By Oana Lungescu BBC News, Brussels |
  The Slovenes and Croats argue over the bay of Piran |
Slovenia has at the last minute cleared the way for its neighbour Croatia to join Nato later this week. Croatia's accession had been threatened by a Slovene nationalist group, angry over a continuing border dispute. The group had hoped to force a referendum on whether Slovenia should block Croatia's entry - but failed to gather enough signatures. Croatia, along with Albania, is now set to join the alliance at a summit in Strasbourg later this week. Tensions remain The Slovene problem has been resolved, a senior Nato diplomat announced with obvious relief. Nato will mark its 60th birthday at the Strasbourg summit with a symbolic expansion into a region which which only a decade ago was at war. But tensions between Croatia and Slovenia remain.
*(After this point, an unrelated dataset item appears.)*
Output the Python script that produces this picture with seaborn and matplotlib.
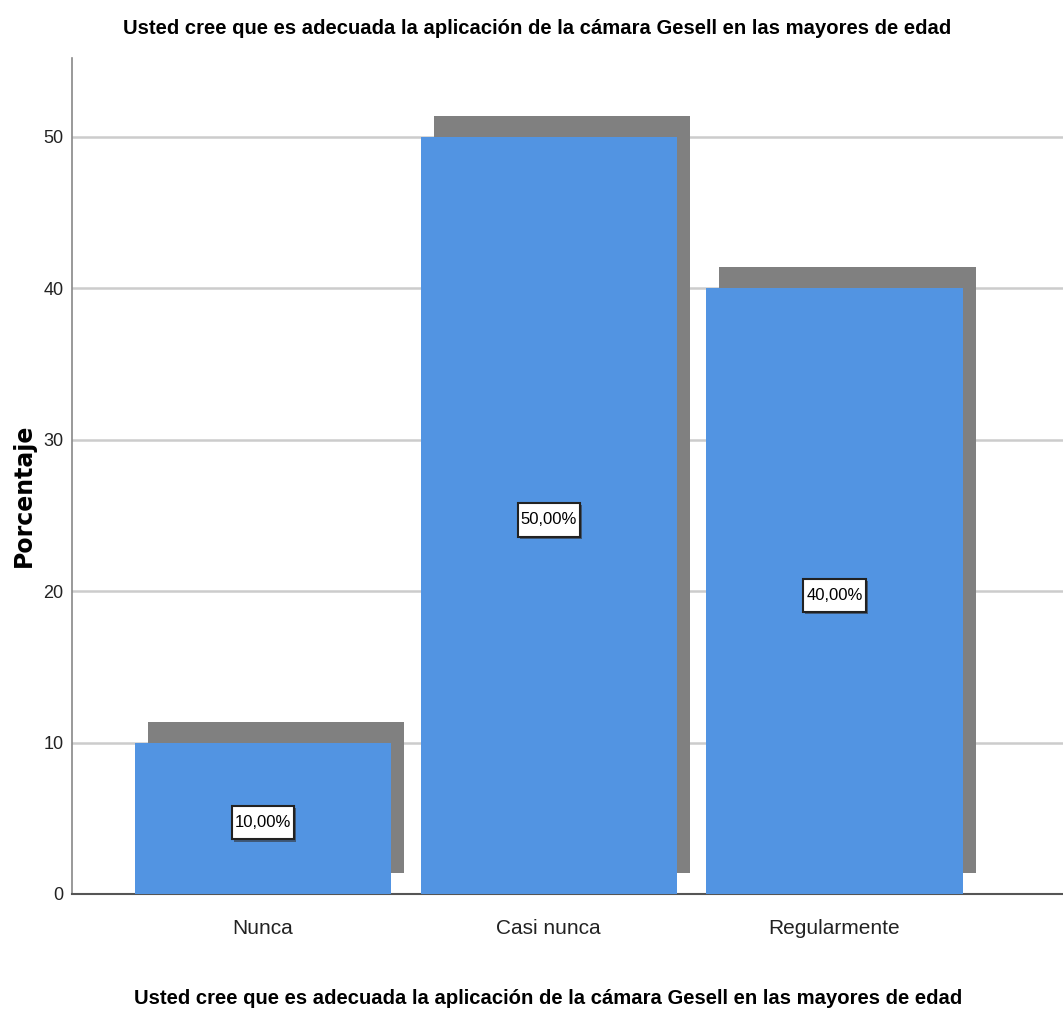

Slovenia continues to block its neighbour's accession to the European Union because of the border dispute that has simmered since both countries declared independence from Yugoslavia 18 years ago. Meanwhile Macedonia, another former Yugoslav republic which had also hoped to join Nato this week, remains locked in an arcane row with Greece over its name. Athens says it implies territorial claims over Greece's northern province, also called Macedonia, leading to the country's formal name of the Former Yugoslav Republic of Macedonia. If the main point of admitting Balkan countries into Nato and the EU is to persuade them to leave their nationalist past behind, it appears it is not entirely working.